WORK INSTRUCTIONS: Skip the pictures and repeat each line of the data exactly.

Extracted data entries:
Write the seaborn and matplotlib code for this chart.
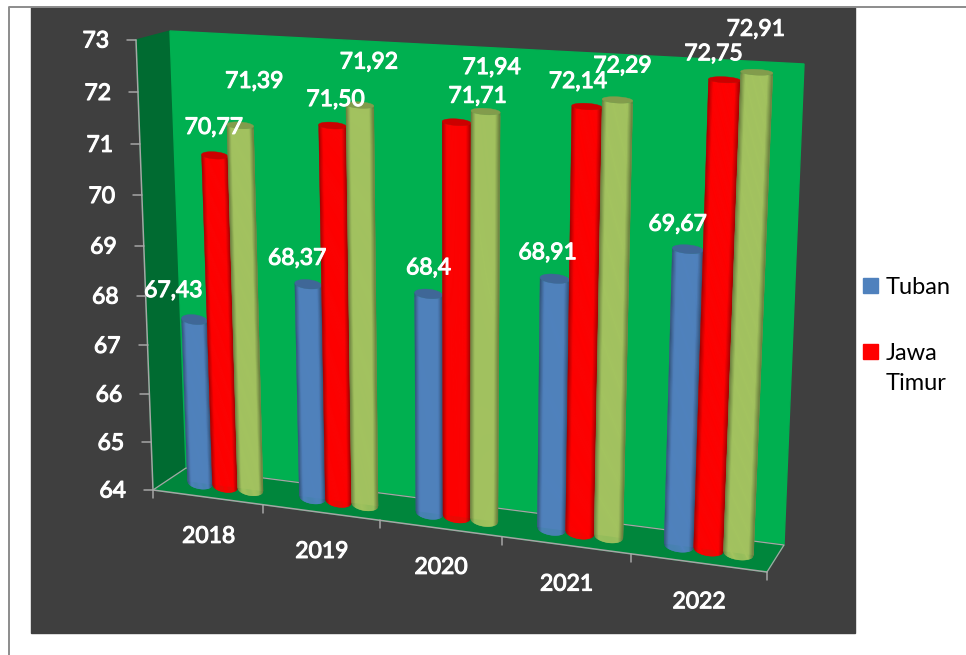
#!/usr/bin/env python
# -*- coding: utf-8 -*-
import numpy as np
import pandas as pd
import matplotlib
matplotlib.use("Agg")
import matplotlib.pyplot as plt
import matplotlib.patheffects as pe
import seaborn as sns
from matplotlib.colors import to_rgb
from matplotlib.patches import Polygon, Rectangle
from matplotlib.transforms import Transform

# data
YEARS = ["2018", "2019", "2020", "2021", "2022"]
TUBAN = [67.43, 68.37, 68.40, 68.91, 69.67]
JAWA_TIMUR = [70.77, 71.50, 71.71, 72.14, 72.75]
SERI_3 = [71.39, 71.92, 71.94, 72.29, 72.91]
SERIES = ["Tuban", "Jawa Timur", "Seri 3"]
VALUE_TEXT = [
    ["67,43", "68,37", "68,4", "68,91", "69,67"],
    ["70,77", "71,50", "71,71", "72,14", "72,75"],
    ["71,39", "71,92", "71,94", "72,29", "72,91"],
]
Y_TICKS = [64, 65, 66, 67, 68, 69, 70, 71, 72, 73]

# label shift from the top of each bar, in pixels
LABEL_SHIFT = [
    [(-21, -29), (-11, -26), (0, -26), (-7, -26), (-10, -25)],
    [(-1, -28), (3, -26), (21, -26), (-9, -25), (-11, -26)],
    [(14, -44), (9, -43), (6, -44), (5, -34), (-1, -43)],
]

COLORS = ["#4F81BD", "#FF0000", "#A3C35F"]
BACKGROUND = "#3F3F3F"
GRID_GRAY = "#A6A6A6"
BASE, TOP = 64, 73
X0, X1 = -0.5, 4.5
BOLD = [pe.withStroke(linewidth=0.8, foreground="white")]


class Homography(Transform):
    """Perspective map from (category, value) to image pixels."""
    input_dims = 2
    output_dims = 2

    def __init__(self, corners):
        super().__init__()
        src = [(X0, BASE), (X1, BASE), (X1, TOP), (X0, TOP)]
        a, b = [], []
        for (x, y), (u, v) in zip(src, corners):
            a.append([x, y, 1, 0, 0, 0, -u * x, -u * y])
            a.append([0, 0, 0, x, y, 1, -v * x, -v * y])
            b += [u, v]
        self.h = np.append(np.linalg.solve(np.array(a, float), np.array(b, float)), 1).reshape(3, 3)

    def transform_non_affine(self, values):
        values = np.asarray(values, float)
        pts = np.column_stack([values, np.ones(len(values))]) @ self.h.T
        return pts[:, :2] / pts[:, 2:]


# middle plane holds the bars, front plane holds the axes
mid_plane = Homography([(170, 479), (775, 558), (796, 69), (153, 37)])
front_plane = Homography([(153, 490), (767, 572), (787, 60), (136, 40)])

df = pd.DataFrame({
    "tahun": YEARS * 3,
    "nilai": TUBAN + JAWA_TIMUR + SERI_3,
    "seri": np.repeat(SERIES, len(YEARS)),
})

sns.set_theme(style="white")
plt.rcParams["font.family"] = ["Lato", "DejaVu Sans"]

fig = plt.figure(figsize=(9.66, 6.55), dpi=100)
ax = fig.add_axes([0, 0, 1, 1])
sns.barplot(data=df, x="tahun", y="nilai", hue="seri", palette=COLORS, width=0.68,
            gap=0, legend=False, ax=ax)
bars = sorted(ax.patches, key=lambda p: p.get_x())
ax.set_xlim(0, 966)
ax.set_ylim(655, 0)
ax.axis("off")
fig.patch.set_facecolor("white")

# frame and dark panel
ax.add_patch(Rectangle((31, 7), 824, 626, color=BACKGROUND, zorder=0))
ax.plot([9, 9, 966], [655, 7, 7], color="#8C8C8C", lw=1.4, zorder=1)

# walls and floor of the chart box
ax.add_patch(Polygon([(136, 40), (170, 31), (186, 468), (153, 490)], color="#006B31", zorder=1))
ax.add_patch(Polygon([(170, 31), (804, 64), (784, 545), (186, 468)], color="#00B050", zorder=1))
ax.add_patch(Polygon([(153, 490), (767, 572), (784, 545), (186, 468)], color="#00863C", zorder=1))
ax.plot([153, 186, 784, 767], [490, 468, 545, 572], color=GRID_GRAY, lw=0.9, zorder=2)

# axis lines, ticks and tick labels
left = front_plane.transform([(X0, v) for v in Y_TICKS])
ax.plot(left[:, 0], left[:, 1], color=GRID_GRAY, lw=1.1, zorder=2)
for (px, py), v in zip(left, Y_TICKS):
    ax.plot([px - 9, px], [py, py], color=GRID_GRAY, lw=1.1, zorder=2)
    ax.text(px - 27, py + 1, str(v), color="white", fontsize=16.5, ha="right", va="center",
            path_effects=BOLD, zorder=20)

bottom = front_plane.transform([(X0 + i, BASE) for i in range(len(YEARS) + 1)])
ax.plot(bottom[:, 0], bottom[:, 1], color=GRID_GRAY, lw=1.1, zorder=2)
for px, py in bottom:
    ax.plot([px, px], [py, py + 8], color=GRID_GRAY, lw=1.1, zorder=2)
centers = front_plane.transform([(i, BASE) for i in range(len(YEARS))])
for (px, py), year in zip(centers, YEARS):
    ax.text(px + 1, py + 39, year, color="white", fontsize=16.5, ha="center", va="center",
            path_effects=BOLD, zorder=20)


def shade(color, t):
    # darker towards both edges of the cylinder
    f = 0.62 + 0.38 * np.clip(np.sin(np.pi * t) * 2, 0, 1)
    return tuple(np.array(to_rgb(color)) * f)


def ellipse_depth(value):
    # the caps flatten with height because of the view angle
    return 0.13 - 0.08 * (value - BASE) / (TOP - BASE)


# seaborn's bars give position and height, then get the cylinder look
to_px = mid_plane + ax.transData
for i, bar in enumerate(bars):
    cat, ser = i // 3, i % 3
    x, w, value = bar.get_x(), bar.get_width(), bar.get_height()
    z = 5 + i
    low_e, top_e = ellipse_depth(BASE), ellipse_depth(value)
    bar.set_y(BASE)
    bar.set_height(value - BASE - top_e)
    bar.set_transform(to_px)
    bar.set_clip_on(False)
    bar.set_linewidth(0)
    bar.set_edgecolor("none")
    bar.set_zorder(z)

    edges = np.linspace(0, 1, 29)
    for t0, t1 in zip(edges[:-1], edges[1:]):
        tm = (t0 + t1) / 2
        arc0, arc1 = np.sqrt(1 - (2 * t0 - 1) ** 2), np.sqrt(1 - (2 * t1 - 1) ** 2)
        xs = [x + w * t0, x + w * t1, x + w * t1, x + w * t0]
        ys = [BASE - low_e * arc0, BASE - low_e * arc1, value - top_e * arc1, value - top_e * arc0]
        c = shade(COLORS[ser], tm)
        ax.fill(xs, ys, color=c, lw=0.3, transform=to_px, clip_on=False, zorder=z + 0.1)

    theta = np.linspace(0, 2 * np.pi, 50)
    ax.fill(x + w / 2 + w / 2 * np.cos(theta), value + top_e * np.sin(theta),
            color=tuple(np.array(to_rgb(COLORS[ser])) * 0.8), lw=0.3,
            transform=to_px, clip_on=False, zorder=z + 0.2)

    top_px = mid_plane.transform([(x + w / 2, value)])[0]
    dx, dy = LABEL_SHIFT[ser][cat]
    ax.annotate(VALUE_TEXT[ser][cat], xy=top_px, xytext=(dx, -dy), textcoords="offset pixels",
                color="white", fontsize=16.5, ha="center", va="center", path_effects=BOLD,
                annotation_clip=False, zorder=30)

# legend, the third series has no entry in the picture
legend_rows = [(COLORS[0], "Tuban", 285), (COLORS[1], "Jawa\nTimur", 351)]
for color, label, y in legend_rows:
    ax.add_patch(Rectangle((863, y - 7.5), 15, 15, color=color, zorder=5))
    ax.text(886, y - 8, label, color="black", fontsize=17, ha="left", va="top",
            linespacing=1.5, zorder=5)

fig.savefig("out.png", dpi=100)
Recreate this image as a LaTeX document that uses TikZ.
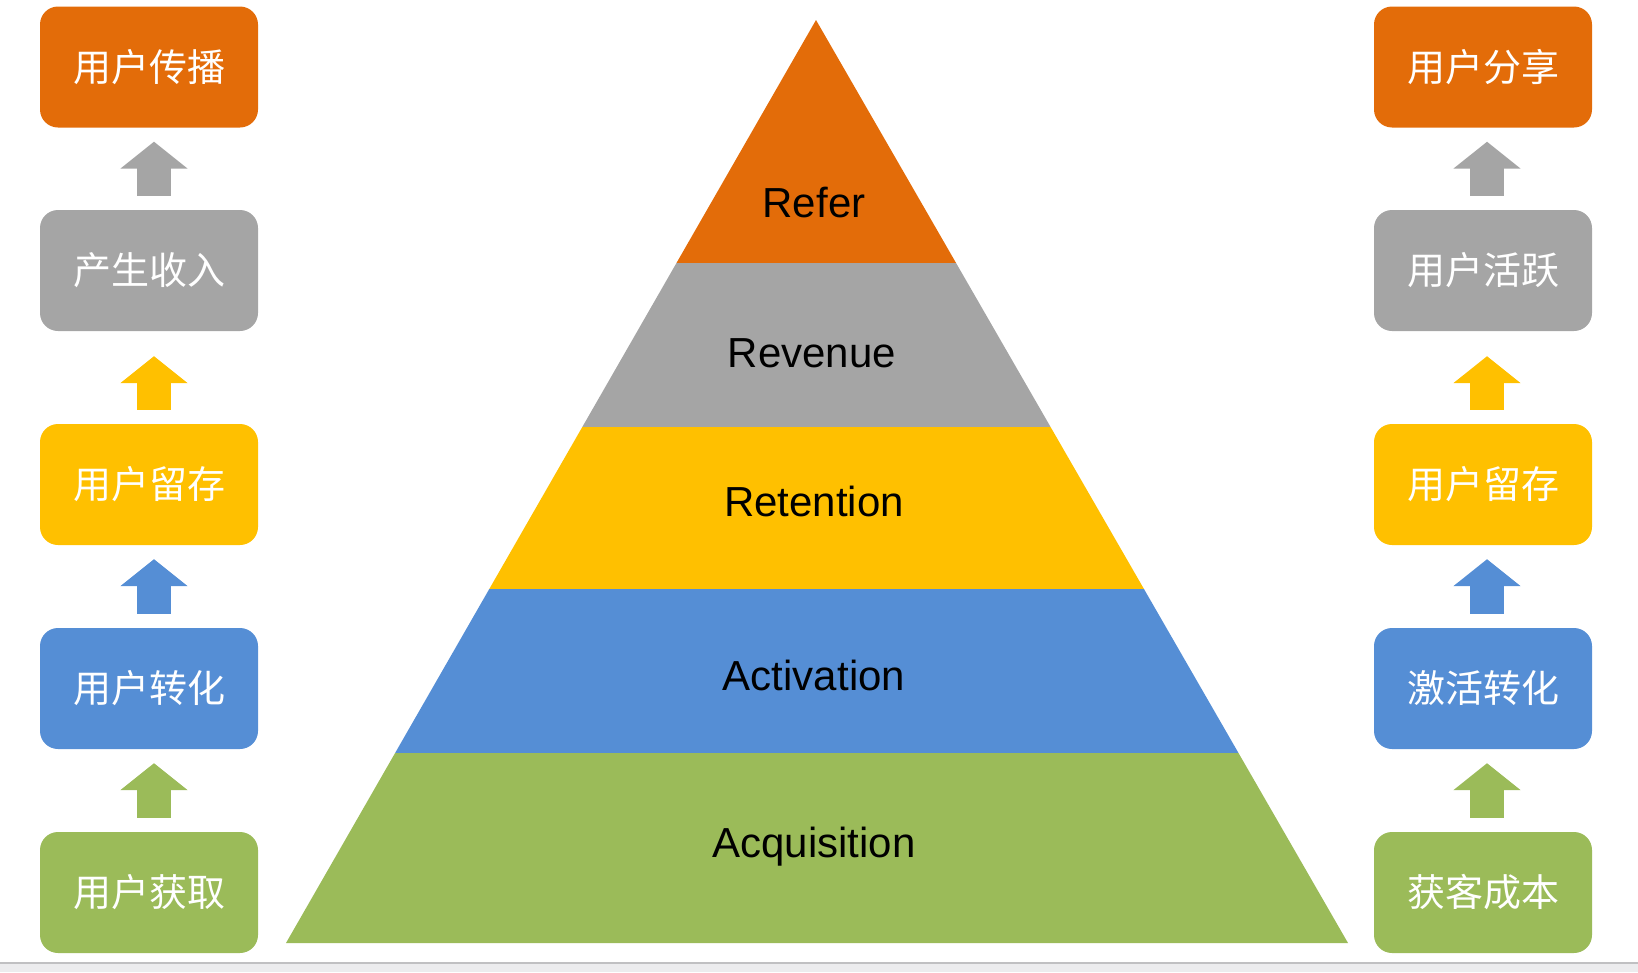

COMPLETE ANSWER:
Write the seaborn and matplotlib code for this chart.
#!/usr/bin/env python
# -*- coding: utf-8 -*-
import numpy as np
import pandas as pd
import matplotlib
matplotlib.use("Agg")
import matplotlib.pyplot as plt
import matplotlib.patheffects as pe
import seaborn as sns
from matplotlib.colors import to_rgb
from matplotlib.patches import Polygon, Rectangle
from matplotlib.transforms import Transform

# data
YEARS = ["2018", "2019", "2020", "2021", "2022"]
TUBAN = [67.43, 68.37, 68.40, 68.91, 69.67]
JAWA_TIMUR = [70.77, 71.50, 71.71, 72.14, 72.75]
SERI_3 = [71.39, 71.92, 71.94, 72.29, 72.91]
SERIES = ["Tuban", "Jawa Timur", "Seri 3"]
VALUE_TEXT = [
    ["67,43", "68,37", "68,4", "68,91", "69,67"],
    ["70,77", "71,50", "71,71", "72,14", "72,75"],
    ["71,39", "71,92", "71,94", "72,29", "72,91"],
]
Y_TICKS = [64, 65, 66, 67, 68, 69, 70, 71, 72, 73]

# label shift from the top of each bar, in pixels
LABEL_SHIFT = [
    [(-21, -29), (-11, -26), (0, -26), (-7, -26), (-10, -25)],
    [(-1, -28), (3, -26), (21, -26), (-9, -25), (-11, -26)],
    [(14, -44), (9, -43), (6, -44), (5, -34), (-1, -43)],
]

COLORS = ["#4F81BD", "#FF0000", "#A3C35F"]
BACKGROUND = "#3F3F3F"
GRID_GRAY = "#A6A6A6"
BASE, TOP = 64, 73
X0, X1 = -0.5, 4.5
BOLD = [pe.withStroke(linewidth=0.8, foreground="white")]


class Homography(Transform):
    """Perspective map from (category, value) to image pixels."""
    input_dims = 2
    output_dims = 2

    def __init__(self, corners):
        super().__init__()
        src = [(X0, BASE), (X1, BASE), (X1, TOP), (X0, TOP)]
        a, b = [], []
        for (x, y), (u, v) in zip(src, corners):
            a.append([x, y, 1, 0, 0, 0, -u * x, -u * y])
            a.append([0, 0, 0, x, y, 1, -v * x, -v * y])
            b += [u, v]
        self.h = np.append(np.linalg.solve(np.array(a, float), np.array(b, float)), 1).reshape(3, 3)

    def transform_non_affine(self, values):
        values = np.asarray(values, float)
        pts = np.column_stack([values, np.ones(len(values))]) @ self.h.T
        return pts[:, :2] / pts[:, 2:]


# middle plane holds the bars, front plane holds the axes
mid_plane = Homography([(170, 479), (775, 558), (796, 69), (153, 37)])
front_plane = Homography([(153, 490), (767, 572), (787, 60), (136, 40)])

df = pd.DataFrame({
    "tahun": YEARS * 3,
    "nilai": TUBAN + JAWA_TIMUR + SERI_3,
    "seri": np.repeat(SERIES, len(YEARS)),
})

sns.set_theme(style="white")
plt.rcParams["font.family"] = ["Lato", "DejaVu Sans"]

fig = plt.figure(figsize=(9.66, 6.55), dpi=100)
ax = fig.add_axes([0, 0, 1, 1])
sns.barplot(data=df, x="tahun", y="nilai", hue="seri", palette=COLORS, width=0.68,
            gap=0, legend=False, ax=ax)
bars = sorted(ax.patches, key=lambda p: p.get_x())
ax.set_xlim(0, 966)
ax.set_ylim(655, 0)
ax.axis("off")
fig.patch.set_facecolor("white")

# frame and dark panel
ax.add_patch(Rectangle((31, 7), 824, 626, color=BACKGROUND, zorder=0))
ax.plot([9, 9, 966], [655, 7, 7], color="#8C8C8C", lw=1.4, zorder=1)

# walls and floor of the chart box
ax.add_patch(Polygon([(136, 40), (170, 31), (186, 468), (153, 490)], color="#006B31", zorder=1))
ax.add_patch(Polygon([(170, 31), (804, 64), (784, 545), (186, 468)], color="#00B050", zorder=1))
ax.add_patch(Polygon([(153, 490), (767, 572), (784, 545), (186, 468)], color="#00863C", zorder=1))
ax.plot([153, 186, 784, 767], [490, 468, 545, 572], color=GRID_GRAY, lw=0.9, zorder=2)

# axis lines, ticks and tick labels
left = front_plane.transform([(X0, v) for v in Y_TICKS])
ax.plot(left[:, 0], left[:, 1], color=GRID_GRAY, lw=1.1, zorder=2)
for (px, py), v in zip(left, Y_TICKS):
    ax.plot([px - 9, px], [py, py], color=GRID_GRAY, lw=1.1, zorder=2)
    ax.text(px - 27, py + 1, str(v), color="white", fontsize=16.5, ha="right", va="center",
            path_effects=BOLD, zorder=20)

bottom = front_plane.transform([(X0 + i, BASE) for i in range(len(YEARS) + 1)])
ax.plot(bottom[:, 0], bottom[:, 1], color=GRID_GRAY, lw=1.1, zorder=2)
for px, py in bottom:
    ax.plot([px, px], [py, py + 8], color=GRID_GRAY, lw=1.1, zorder=2)
centers = front_plane.transform([(i, BASE) for i in range(len(YEARS))])
for (px, py), year in zip(centers, YEARS):
    ax.text(px + 1, py + 39, year, color="white", fontsize=16.5, ha="center", va="center",
            path_effects=BOLD, zorder=20)


def shade(color, t):
    # darker towards both edges of the cylinder
    f = 0.62 + 0.38 * np.clip(np.sin(np.pi * t) * 2, 0, 1)
    return tuple(np.array(to_rgb(color)) * f)


def ellipse_depth(value):
    # the caps flatten with height because of the view angle
    return 0.13 - 0.08 * (value - BASE) / (TOP - BASE)


# seaborn's bars give position and height, then get the cylinder look
to_px = mid_plane + ax.transData
for i, bar in enumerate(bars):
    cat, ser = i // 3, i % 3
    x, w, value = bar.get_x(), bar.get_width(), bar.get_height()
    z = 5 + i
    low_e, top_e = ellipse_depth(BASE), ellipse_depth(value)
    bar.set_y(BASE)
    bar.set_height(value - BASE - top_e)
    bar.set_transform(to_px)
    bar.set_clip_on(False)
    bar.set_linewidth(0)
    bar.set_edgecolor("none")
    bar.set_zorder(z)

    edges = np.linspace(0, 1, 29)
    for t0, t1 in zip(edges[:-1], edges[1:]):
        tm = (t0 + t1) / 2
        arc0, arc1 = np.sqrt(1 - (2 * t0 - 1) ** 2), np.sqrt(1 - (2 * t1 - 1) ** 2)
        xs = [x + w * t0, x + w * t1, x + w * t1, x + w * t0]
        ys = [BASE - low_e * arc0, BASE - low_e * arc1, value - top_e * arc1, value - top_e * arc0]
        c = shade(COLORS[ser], tm)
        ax.fill(xs, ys, color=c, lw=0.3, transform=to_px, clip_on=False, zorder=z + 0.1)

    theta = np.linspace(0, 2 * np.pi, 50)
    ax.fill(x + w / 2 + w / 2 * np.cos(theta), value + top_e * np.sin(theta),
            color=tuple(np.array(to_rgb(COLORS[ser])) * 0.8), lw=0.3,
            transform=to_px, clip_on=False, zorder=z + 0.2)

    top_px = mid_plane.transform([(x + w / 2, value)])[0]
    dx, dy = LABEL_SHIFT[ser][cat]
    ax.annotate(VALUE_TEXT[ser][cat], xy=top_px, xytext=(dx, -dy), textcoords="offset pixels",
                color="white", fontsize=16.5, ha="center", va="center", path_effects=BOLD,
                annotation_clip=False, zorder=30)

# legend, the third series has no entry in the picture
legend_rows = [(COLORS[0], "Tuban", 285), (COLORS[1], "Jawa\nTimur", 351)]
for color, label, y in legend_rows:
    ax.add_patch(Rectangle((863, y - 7.5), 15, 15, color=color, zorder=5))
    ax.text(886, y - 8, label, color="black", fontsize=17, ha="left", va="top",
            linespacing=1.5, zorder=5)

fig.savefig("out.png", dpi=100)
Recreate this image as a LaTeX document that uses TikZ.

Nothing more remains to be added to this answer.